ING Groep NV (INGA), the biggest Dutch financial-services company, will end its majority stake in a U.S. insurance unit with another share sale as it winds down ownership of the business.
The parent plans to sell 26.5 million shares of ING U.S. Inc. in a public offering and another 7 million directly to the New York-based company, ING Groep said in a statement. The 33.5 million shares are valued at about $1.2 billion, based on yesterday’s closing price.
ING Groep is exiting its U.S. life business to comply with terms of a 2008 bailout. The sales outlined yesterday would cut the stake to 45 percent from 57 percent.
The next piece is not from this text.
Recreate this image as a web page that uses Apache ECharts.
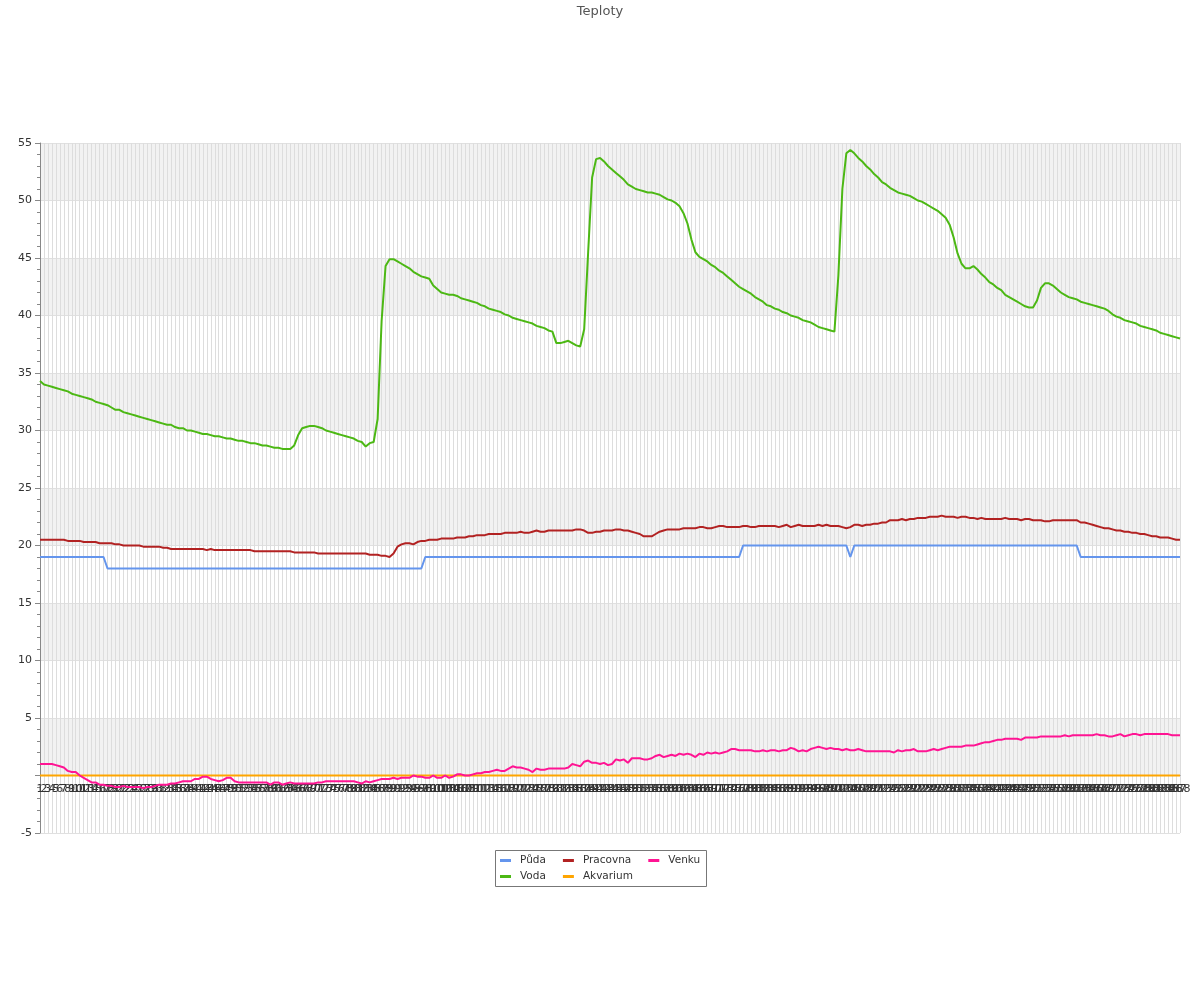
<!DOCTYPE html>
<html>
<head>
<meta charset="utf-8">
<script src="https://cdn.jsdelivr.net/npm/echarts@6/dist/echarts.min.js"></script>
<style>html,body{margin:0;padding:0;background:#fff}#c{width:1200px;height:1000px}</style>
</head>
<body>
<div id="c"></div>
<script>
// Category labels (sample numbers)
var categories = [];
for (var k = 1; k <= 288; k++) { categories.push(String(k)); }

var yTicks = [-5, 0, 5, 10, 15, 20, 25, 30, 35, 40, 45, 50, 55];

var puda = [
19,19,19,19,19,19,19,19,19,19,19,19,19,19,19,19,19,18,18,18,
18,18,18,18,18,18,18,18,18,18,18,18,18,18,18,18,18,18,18,18,
18,18,18,18,18,18,18,18,18,18,18,18,18,18,18,18,18,18,18,18,
18,18,18,18,18,18,18,18,18,18,18,18,18,18,18,18,18,18,18,18,
18,18,18,18,18,18,18,18,18,18,18,18,18,18,18,18,18,19,19,19,
19,19,19,19,19,19,19,19,19,19,19,19,19,19,19,19,19,19,19,19,
19,19,19,19,19,19,19,19,19,19,19,19,19,19,19,19,19,19,19,19,
19,19,19,19,19,19,19,19,19,19,19,19,19,19,19,19,19,19,19,19,
19,19,19,19,19,19,19,19,19,19,19,19,19,19,19,19,19,20,20,20,
20,20,20,20,20,20,20,20,20,20,20,20,20,20,20,20,20,20,20,20,
20,20,20,20,19,20,20,20,20,20,20,20,20,20,20,20,20,20,20,20,
20,20,20,20,20,20,20,20,20,20,20,20,20,20,20,20,20,20,20,20,
20,20,20,20,20,20,20,20,20,20,20,20,20,20,20,20,20,20,20,20,
20,20,19,19,19,19,19,19,19,19,19,19,19,19,19,19,19,19,19,19,
19,19,19,19,19,19,19,19
];

var voda = [
34.3,34.0,33.9,33.8,33.7,33.6,33.5,33.4,33.2,33.1,
33.0,32.9,32.8,32.7,32.5,32.4,32.3,32.2,32.0,31.8,
31.8,31.6,31.5,31.4,31.3,31.2,31.1,31.0,30.9,30.8,
30.7,30.6,30.5,30.5,30.3,30.2,30.2,30.0,30.0,29.9,
29.8,29.7,29.7,29.6,29.5,29.5,29.4,29.3,29.3,29.2,
29.1,29.1,29.0,28.9,28.9,28.8,28.7,28.7,28.6,28.5,
28.5,28.4,28.4,28.4,28.7,29.6,30.2,30.3,30.4,30.4,
30.3,30.2,30.0,29.9,29.8,29.7,29.6,29.5,29.4,29.3,
29.1,29.0,28.6,28.9,29.0,31.0,39.5,44.3,44.9,44.9,
44.7,44.5,44.3,44.1,43.8,43.6,43.4,43.3,43.2,42.6,
42.3,42.0,41.9,41.8,41.8,41.7,41.5,41.4,41.3,41.2,
41.1,40.9,40.8,40.6,40.5,40.4,40.3,40.1,40.0,39.8,
39.7,39.6,39.5,39.4,39.3,39.1,39.0,38.9,38.7,38.6,
37.6,37.6,37.7,37.8,37.6,37.4,37.3,38.8,45.5,52.0,
53.6,53.7,53.4,53.0,52.7,52.4,52.1,51.8,51.4,51.2,
51.0,50.9,50.8,50.7,50.7,50.6,50.5,50.3,50.1,50.0,
49.8,49.5,48.9,48.0,46.6,45.5,45.1,44.9,44.7,44.4,
44.2,43.9,43.7,43.4,43.1,42.8,42.5,42.3,42.1,41.9,
41.6,41.4,41.2,40.9,40.8,40.6,40.5,40.3,40.2,40.0,
39.9,39.8,39.6,39.5,39.4,39.2,39.0,38.9,38.8,38.7,
38.6,43.5,51.0,54.1,54.4,54.1,53.7,53.4,53.0,52.7,
52.3,52.0,51.6,51.4,51.1,50.9,50.7,50.6,50.5,50.4,
50.2,50.0,49.9,49.7,49.5,49.3,49.1,48.8,48.5,47.9,
46.8,45.4,44.5,44.1,44.1,44.3,44.0,43.6,43.3,42.9,
42.7,42.4,42.2,41.8,41.6,41.4,41.2,41.0,40.8,40.7,
40.7,41.3,42.4,42.8,42.8,42.6,42.3,42.0,41.8,41.6,
41.5,41.4,41.2,41.1,41.0,40.9,40.8,40.7,40.6,40.4,
40.1,39.9,39.8,39.6,39.5,39.4,39.3,39.1,39.0,38.9,
38.8,38.7,38.5,38.4,38.3,38.2,38.1,38.0
];

var pracovna = [
20.5,20.5,20.5,20.5,20.5,20.5,20.5,20.4,20.4,20.4,
20.4,20.3,20.3,20.3,20.3,20.2,20.2,20.2,20.2,20.1,
20.1,20.0,20.0,20.0,20.0,20.0,19.9,19.9,19.9,19.9,
19.9,19.8,19.8,19.7,19.7,19.7,19.7,19.7,19.7,19.7,
19.7,19.7,19.6,19.7,19.6,19.6,19.6,19.6,19.6,19.6,
19.6,19.6,19.6,19.6,19.5,19.5,19.5,19.5,19.5,19.5,
19.5,19.5,19.5,19.5,19.4,19.4,19.4,19.4,19.4,19.4,
19.3,19.3,19.3,19.3,19.3,19.3,19.3,19.3,19.3,19.3,
19.3,19.3,19.3,19.2,19.2,19.2,19.1,19.1,19.0,19.3,
19.9,20.1,20.2,20.2,20.1,20.3,20.4,20.4,20.5,20.5,
20.5,20.6,20.6,20.6,20.6,20.7,20.7,20.7,20.8,20.8,
20.9,20.9,20.9,21.0,21.0,21.0,21.0,21.1,21.1,21.1,
21.1,21.2,21.1,21.1,21.2,21.3,21.2,21.2,21.3,21.3,
21.3,21.3,21.3,21.3,21.3,21.4,21.4,21.3,21.1,21.1,
21.2,21.2,21.3,21.3,21.3,21.4,21.4,21.3,21.3,21.2,
21.1,21.0,20.8,20.8,20.8,21.0,21.2,21.3,21.4,21.4,
21.4,21.4,21.5,21.5,21.5,21.5,21.6,21.6,21.5,21.5,
21.6,21.7,21.7,21.6,21.6,21.6,21.6,21.7,21.7,21.6,
21.6,21.7,21.7,21.7,21.7,21.7,21.6,21.7,21.8,21.6,
21.7,21.8,21.7,21.7,21.7,21.7,21.8,21.7,21.8,21.7,
21.7,21.7,21.6,21.5,21.6,21.8,21.8,21.7,21.8,21.8,
21.9,21.9,22.0,22.0,22.2,22.2,22.2,22.3,22.2,22.3,
22.3,22.4,22.4,22.4,22.5,22.5,22.5,22.6,22.5,22.5,
22.5,22.4,22.5,22.5,22.4,22.4,22.3,22.4,22.3,22.3,
22.3,22.3,22.3,22.4,22.3,22.3,22.3,22.2,22.3,22.3,
22.2,22.2,22.2,22.1,22.1,22.2,22.2,22.2,22.2,22.2,
22.2,22.2,22.0,22.0,21.9,21.8,21.7,21.6,21.5,21.5,
21.4,21.3,21.3,21.2,21.2,21.1,21.1,21.0,21.0,20.9,
20.8,20.8,20.7,20.7,20.7,20.6,20.5,20.5
];

var akvarium = [
0,0,0,0,0,0,0,0,0,0,0,0,0,0,0,0,0,0,0,0,
0,0,0,0,0,0,0,0,0,0,0,0,0,0,0,0,0,0,0,0,
0,0,0,0,0,0,0,0,0,0,0,0,0,0,0,0,0,0,0,0,
0,0,0,0,0,0,0,0,0,0,0,0,0,0,0,0,0,0,0,0,
0,0,0,0,0,0,0,0,0,0,0,0,0,0,0,0,0,0,0,0,
0,0,0,0,0,0,0,0,0,0,0,0,0,0,0,0,0,0,0,0,
0,0,0,0,0,0,0,0,0,0,0,0,0,0,0,0,0,0,0,0,
0,0,0,0,0,0,0,0,0,0,0,0,0,0,0,0,0,0,0,0,
0,0,0,0,0,0,0,0,0,0,0,0,0,0,0,0,0,0,0,0,
0,0,0,0,0,0,0,0,0,0,0,0,0,0,0,0,0,0,0,0,
0,0,0,0,0,0,0,0,0,0,0,0,0,0,0,0,0,0,0,0,
0,0,0,0,0,0,0,0,0,0,0,0,0,0,0,0,0,0,0,0,
0,0,0,0,0,0,0,0,0,0,0,0,0,0,0,0,0,0,0,0,
0,0,0,0,0,0,0,0,0,0,0,0,0,0,0,0,0,0,0,0,
0,0,0,0,0,0,0,0
];

var venku = [
1.0,1.0,1.0,1.0,0.9,0.8,0.7,0.4,0.3,0.3,
0.0,-0.2,-0.4,-0.6,-0.6,-0.8,-0.8,-0.9,-0.9,-1.0,
-1.0,-0.9,-1.0,-1.0,-1.0,-1.0,-1.1,-1.0,-1.0,-0.9,
-0.8,-0.8,-0.8,-0.7,-0.7,-0.6,-0.5,-0.5,-0.5,-0.3,
-0.3,-0.1,-0.1,-0.3,-0.4,-0.5,-0.4,-0.2,-0.2,-0.5,
-0.6,-0.6,-0.6,-0.6,-0.6,-0.6,-0.6,-0.6,-0.8,-0.6,
-0.6,-0.8,-0.7,-0.6,-0.7,-0.7,-0.7,-0.7,-0.7,-0.7,
-0.6,-0.6,-0.5,-0.5,-0.5,-0.5,-0.5,-0.5,-0.5,-0.5,
-0.6,-0.7,-0.5,-0.6,-0.5,-0.4,-0.3,-0.3,-0.3,-0.2,
-0.3,-0.2,-0.2,-0.2,0.0,-0.1,-0.1,-0.2,-0.2,0.0,
-0.2,-0.2,0.0,-0.2,-0.1,0.1,0.1,0.0,0.0,0.1,
0.2,0.2,0.3,0.3,0.4,0.5,0.4,0.4,0.6,0.8,
0.7,0.7,0.6,0.5,0.3,0.6,0.5,0.5,0.6,0.6,
0.6,0.6,0.6,0.7,1.0,0.9,0.8,1.2,1.3,1.1,
1.1,1.0,1.1,0.9,1.0,1.4,1.3,1.4,1.1,1.5,
1.5,1.5,1.4,1.4,1.5,1.7,1.8,1.6,1.7,1.8,
1.7,1.9,1.8,1.9,1.8,1.6,1.9,1.8,2.0,1.9,
2.0,1.9,2.0,2.1,2.3,2.3,2.2,2.2,2.2,2.2,
2.1,2.1,2.2,2.1,2.2,2.2,2.1,2.2,2.2,2.4,
2.3,2.1,2.2,2.1,2.3,2.4,2.5,2.4,2.3,2.4,
2.3,2.3,2.2,2.3,2.2,2.2,2.3,2.2,2.1,2.1,
2.1,2.1,2.1,2.1,2.1,2.0,2.2,2.1,2.2,2.2,
2.3,2.1,2.1,2.1,2.2,2.3,2.2,2.3,2.4,2.5,
2.5,2.5,2.5,2.6,2.6,2.6,2.7,2.8,2.9,2.9,
3.0,3.1,3.1,3.2,3.2,3.2,3.2,3.1,3.3,3.3,
3.3,3.3,3.4,3.4,3.4,3.4,3.4,3.4,3.5,3.4,
3.5,3.5,3.5,3.5,3.5,3.5,3.6,3.5,3.5,3.4,
3.4,3.5,3.6,3.4,3.5,3.6,3.6,3.5,3.6,3.6,
3.6,3.6,3.6,3.6,3.6,3.5,3.5,3.5
];

var FONT = 'DejaVu Sans';
var chart = echarts.init(document.getElementById('c'), null, {renderer: 'canvas'});

function line(name, data, color) {
  return {
    name: name, type: 'line', data: data, showSymbol: false, symbol: 'none',
    smooth: false, animation: false,
    lineStyle: {width: 2, color: color}, itemStyle: {color: color}
  };
}

var legendCommon = {
  orient: 'horizontal', left: 500, itemGap: 17, itemWidth: 11, itemHeight: 3,
  icon: 'rect', padding: 0, z: 5,
  textStyle: {fontFamily: FONT, fontSize: 10.5, color: '#333', padding: [0, 0, 0, 4]}
};

// pixel distance between the bottom of the plot (-5) and the zero line
var gridTop = 143, gridBottom = 167, plotH = 1000 - gridTop - gridBottom;
var zeroOffset = plotH * (0 - yTicks[0]) / (yTicks[yTicks.length - 1] - yTicks[0]);

chart.setOption({
  animation: false,
  backgroundColor: '#fff',
  title: {
    text: 'Teploty', left: 'center', top: 0,
    textStyle: {fontFamily: FONT, fontSize: 13, fontWeight: 'normal', color: '#555'}
  },
  graphic: [{
    type: 'rect', z: 1,
    shape: {x: 495.5, y: 850.5, width: 211, height: 36},
    style: {fill: '#fff', stroke: '#777', lineWidth: 1}
  }],
  legend: [
    Object.assign({}, legendCommon, {top: 855, data: ['Půda', 'Pracovna', 'Venku']}),
    Object.assign({}, legendCommon, {top: 871, data: ['Voda', 'Akvarium']})
  ],
  grid: {left: 40, right: 20, top: gridTop, bottom: gridBottom, containLabel: false},
  xAxis: {
    type: 'category', boundaryGap: false, data: categories,
    position: 'bottom', offset: -zeroOffset,
    axisLine: {onZero: false, lineStyle: {color: '#777'}},
    axisTick: {show: false},
    axisLabel: {interval: 0, fontFamily: FONT, fontSize: 11, color: '#333', margin: 8},
    splitLine: {show: true, interval: 0, lineStyle: {color: '#dddddd', width: 1}}
  },
  yAxis: {
    type: 'value', min: yTicks[0], max: yTicks[yTicks.length - 1], interval: 5,
    axisLine: {show: true, lineStyle: {color: '#888'}},
    axisTick: {show: true, length: 5, lineStyle: {color: '#888'}},
    minorTick: {show: true, splitNumber: 5, length: 3, lineStyle: {color: '#888'}},
    axisLabel: {
      fontFamily: FONT, fontSize: 11, color: '#333', margin: 8,
      formatter: function (v) { return v === 0 ? '' : String(v); }
    },
    splitLine: {show: true, lineStyle: {color: '#e0e0e0'}},
    splitArea: {show: true, areaStyle: {color: ['rgba(255,255,255,0)', '#f2f2f2']}}
  },
  series: [
    line('Půda', puda, '#6495ed'),
    line('Voda', voda, '#4cb814'),
    line('Pracovna', pracovna, '#b22222'),
    line('Akvarium', akvarium, '#ffa500'),
    line('Venku', venku, '#ff1493')
  ]
});
</script>
</body>
</html>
The Dutch company divested shares in an initial offering in May for $19.50 apiece and had another sale in October.
“That was a great investment call” by the parent company to spread the sales over several offerings, Cor Kluis, an analyst at Rabobank International in the Dutch city of Utrecht, said before the announcement. “They’ve created a lot of value in almost a year which they can use to pay back debt.”
The document clarifies the Dutch parent’s intentions after the company posted a filing with the U.S. Securities and Exchange Commission earlier with a plan to sell “approximately 33 million” shares. ING Groep then said that the initial document was filed “prematurely and erroneously.”
To comply with European Union demands attached to its rescue, ING Groep has been selling operations, including its U.S. online bank and insurance assets from Latin America to Asia. ING gained 0.8 percent yesterday in Amsterdam.
The parent company said it would use sale proceeds to reduce debt. ING Groep will record a loss of about 2 billion euros ($2.8 billion) in its first-quarter results, reflecting the difference between the sale price and book value of ING U.S. shares.